_What you are asked to do:_
With the pictures left out, copy the listing below exactly.

⁂

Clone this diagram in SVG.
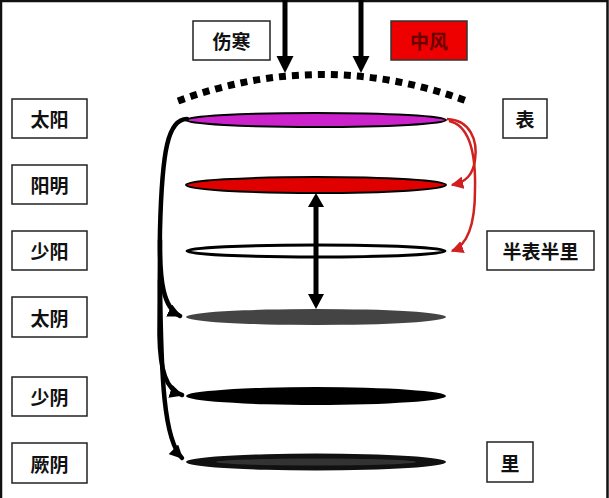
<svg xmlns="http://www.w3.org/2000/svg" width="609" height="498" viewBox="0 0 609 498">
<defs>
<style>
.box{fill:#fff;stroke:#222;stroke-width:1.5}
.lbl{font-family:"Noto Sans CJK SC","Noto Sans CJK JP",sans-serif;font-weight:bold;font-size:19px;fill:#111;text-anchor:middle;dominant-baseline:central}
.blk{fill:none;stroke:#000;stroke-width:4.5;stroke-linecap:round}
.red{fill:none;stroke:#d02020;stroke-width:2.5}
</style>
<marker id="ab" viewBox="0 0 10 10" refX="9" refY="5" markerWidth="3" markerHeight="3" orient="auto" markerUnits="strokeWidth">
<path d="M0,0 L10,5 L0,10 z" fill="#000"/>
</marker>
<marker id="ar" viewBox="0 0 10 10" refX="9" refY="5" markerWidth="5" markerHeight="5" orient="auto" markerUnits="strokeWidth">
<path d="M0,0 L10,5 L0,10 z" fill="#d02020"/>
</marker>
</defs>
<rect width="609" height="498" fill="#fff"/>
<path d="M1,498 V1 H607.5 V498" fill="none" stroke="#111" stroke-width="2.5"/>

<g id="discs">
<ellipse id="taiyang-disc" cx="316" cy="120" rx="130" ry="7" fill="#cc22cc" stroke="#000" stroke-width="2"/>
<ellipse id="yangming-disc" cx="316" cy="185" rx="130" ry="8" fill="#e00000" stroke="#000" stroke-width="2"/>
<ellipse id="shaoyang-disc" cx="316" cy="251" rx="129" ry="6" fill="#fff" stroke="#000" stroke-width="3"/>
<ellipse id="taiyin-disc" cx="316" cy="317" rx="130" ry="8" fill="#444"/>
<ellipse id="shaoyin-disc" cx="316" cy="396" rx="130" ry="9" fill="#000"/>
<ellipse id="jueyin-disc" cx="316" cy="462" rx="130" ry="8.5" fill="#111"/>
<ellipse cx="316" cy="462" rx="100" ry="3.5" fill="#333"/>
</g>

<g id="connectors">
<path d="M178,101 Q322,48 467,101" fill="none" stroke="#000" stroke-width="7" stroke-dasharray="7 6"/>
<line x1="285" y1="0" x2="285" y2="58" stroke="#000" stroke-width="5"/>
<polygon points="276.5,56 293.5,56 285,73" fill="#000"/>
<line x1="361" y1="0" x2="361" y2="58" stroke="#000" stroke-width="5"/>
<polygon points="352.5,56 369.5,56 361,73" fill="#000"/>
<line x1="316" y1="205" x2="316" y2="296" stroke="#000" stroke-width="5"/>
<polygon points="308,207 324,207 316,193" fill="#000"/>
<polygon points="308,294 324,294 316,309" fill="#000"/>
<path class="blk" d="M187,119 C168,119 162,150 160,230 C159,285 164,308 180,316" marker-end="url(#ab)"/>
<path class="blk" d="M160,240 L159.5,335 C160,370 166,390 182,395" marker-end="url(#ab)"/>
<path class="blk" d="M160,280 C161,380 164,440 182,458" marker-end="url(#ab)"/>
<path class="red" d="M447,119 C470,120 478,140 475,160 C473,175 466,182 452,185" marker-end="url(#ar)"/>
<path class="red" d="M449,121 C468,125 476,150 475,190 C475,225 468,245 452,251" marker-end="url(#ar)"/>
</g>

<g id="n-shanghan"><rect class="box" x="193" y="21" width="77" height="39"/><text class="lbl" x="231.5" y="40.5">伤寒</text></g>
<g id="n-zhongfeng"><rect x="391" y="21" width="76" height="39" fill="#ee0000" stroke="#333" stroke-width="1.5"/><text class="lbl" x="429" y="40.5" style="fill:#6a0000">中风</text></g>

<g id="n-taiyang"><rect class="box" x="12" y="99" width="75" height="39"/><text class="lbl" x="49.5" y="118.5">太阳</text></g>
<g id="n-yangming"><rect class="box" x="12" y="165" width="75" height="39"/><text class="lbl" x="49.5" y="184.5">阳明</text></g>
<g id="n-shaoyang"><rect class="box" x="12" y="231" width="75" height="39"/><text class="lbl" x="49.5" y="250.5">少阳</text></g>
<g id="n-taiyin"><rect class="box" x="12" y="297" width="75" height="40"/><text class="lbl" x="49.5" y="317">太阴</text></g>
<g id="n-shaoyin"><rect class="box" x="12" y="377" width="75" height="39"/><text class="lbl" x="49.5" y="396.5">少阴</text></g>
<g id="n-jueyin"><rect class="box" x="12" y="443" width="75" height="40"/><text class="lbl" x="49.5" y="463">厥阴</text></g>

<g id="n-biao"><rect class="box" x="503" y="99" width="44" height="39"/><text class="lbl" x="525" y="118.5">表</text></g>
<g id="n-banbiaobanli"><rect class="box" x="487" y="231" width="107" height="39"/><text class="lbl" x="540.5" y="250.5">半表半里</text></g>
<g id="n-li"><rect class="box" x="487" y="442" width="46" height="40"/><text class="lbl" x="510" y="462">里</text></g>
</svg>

⁂

_Solution to the exercise:_
Clone this diagram in SVG.
<svg xmlns="http://www.w3.org/2000/svg" width="609" height="498" viewBox="0 0 609 498">
<defs>
<style>
.box{fill:#fff;stroke:#222;stroke-width:1.5}
.lbl{font-family:"Noto Sans CJK SC","Noto Sans CJK JP",sans-serif;font-weight:bold;font-size:19px;fill:#111;text-anchor:middle;dominant-baseline:central}
.blk{fill:none;stroke:#000;stroke-width:4.5;stroke-linecap:round}
.red{fill:none;stroke:#d02020;stroke-width:2.5}
</style>
<marker id="ab" viewBox="0 0 10 10" refX="9" refY="5" markerWidth="3" markerHeight="3" orient="auto" markerUnits="strokeWidth">
<path d="M0,0 L10,5 L0,10 z" fill="#000"/>
</marker>
<marker id="ar" viewBox="0 0 10 10" refX="9" refY="5" markerWidth="5" markerHeight="5" orient="auto" markerUnits="strokeWidth">
<path d="M0,0 L10,5 L0,10 z" fill="#d02020"/>
</marker>
</defs>
<rect width="609" height="498" fill="#fff"/>
<path d="M1,498 V1 H607.5 V498" fill="none" stroke="#111" stroke-width="2.5"/>

<g id="discs">
<ellipse id="taiyang-disc" cx="316" cy="120" rx="130" ry="7" fill="#cc22cc" stroke="#000" stroke-width="2"/>
<ellipse id="yangming-disc" cx="316" cy="185" rx="130" ry="8" fill="#e00000" stroke="#000" stroke-width="2"/>
<ellipse id="shaoyang-disc" cx="316" cy="251" rx="129" ry="6" fill="#fff" stroke="#000" stroke-width="3"/>
<ellipse id="taiyin-disc" cx="316" cy="317" rx="130" ry="8" fill="#444"/>
<ellipse id="shaoyin-disc" cx="316" cy="396" rx="130" ry="9" fill="#000"/>
<ellipse id="jueyin-disc" cx="316" cy="462" rx="130" ry="8.5" fill="#111"/>
<ellipse cx="316" cy="462" rx="100" ry="3.5" fill="#333"/>
</g>

<g id="connectors">
<path d="M178,101 Q322,48 467,101" fill="none" stroke="#000" stroke-width="7" stroke-dasharray="7 6"/>
<line x1="285" y1="0" x2="285" y2="58" stroke="#000" stroke-width="5"/>
<polygon points="276.5,56 293.5,56 285,73" fill="#000"/>
<line x1="361" y1="0" x2="361" y2="58" stroke="#000" stroke-width="5"/>
<polygon points="352.5,56 369.5,56 361,73" fill="#000"/>
<line x1="316" y1="205" x2="316" y2="296" stroke="#000" stroke-width="5"/>
<polygon points="308,207 324,207 316,193" fill="#000"/>
<polygon points="308,294 324,294 316,309" fill="#000"/>
<path class="blk" d="M187,119 C168,119 162,150 160,230 C159,285 164,308 180,316" marker-end="url(#ab)"/>
<path class="blk" d="M160,240 L159.5,335 C160,370 166,390 182,395" marker-end="url(#ab)"/>
<path class="blk" d="M160,280 C161,380 164,440 182,458" marker-end="url(#ab)"/>
<path class="red" d="M447,119 C470,120 478,140 475,160 C473,175 466,182 452,185" marker-end="url(#ar)"/>
<path class="red" d="M449,121 C468,125 476,150 475,190 C475,225 468,245 452,251" marker-end="url(#ar)"/>
</g>

<g id="n-shanghan"><rect class="box" x="193" y="21" width="77" height="39"/><text class="lbl" x="231.5" y="40.5">伤寒</text></g>
<g id="n-zhongfeng"><rect x="391" y="21" width="76" height="39" fill="#ee0000" stroke="#333" stroke-width="1.5"/><text class="lbl" x="429" y="40.5" style="fill:#6a0000">中风</text></g>

<g id="n-taiyang"><rect class="box" x="12" y="99" width="75" height="39"/><text class="lbl" x="49.5" y="118.5">太阳</text></g>
<g id="n-yangming"><rect class="box" x="12" y="165" width="75" height="39"/><text class="lbl" x="49.5" y="184.5">阳明</text></g>
<g id="n-shaoyang"><rect class="box" x="12" y="231" width="75" height="39"/><text class="lbl" x="49.5" y="250.5">少阳</text></g>
<g id="n-taiyin"><rect class="box" x="12" y="297" width="75" height="40"/><text class="lbl" x="49.5" y="317">太阴</text></g>
<g id="n-shaoyin"><rect class="box" x="12" y="377" width="75" height="39"/><text class="lbl" x="49.5" y="396.5">少阴</text></g>
<g id="n-jueyin"><rect class="box" x="12" y="443" width="75" height="40"/><text class="lbl" x="49.5" y="463">厥阴</text></g>

<g id="n-biao"><rect class="box" x="503" y="99" width="44" height="39"/><text class="lbl" x="525" y="118.5">表</text></g>
<g id="n-banbiaobanli"><rect class="box" x="487" y="231" width="107" height="39"/><text class="lbl" x="540.5" y="250.5">半表半里</text></g>
<g id="n-li"><rect class="box" x="487" y="442" width="46" height="40"/><text class="lbl" x="510" y="462">里</text></g>
</svg>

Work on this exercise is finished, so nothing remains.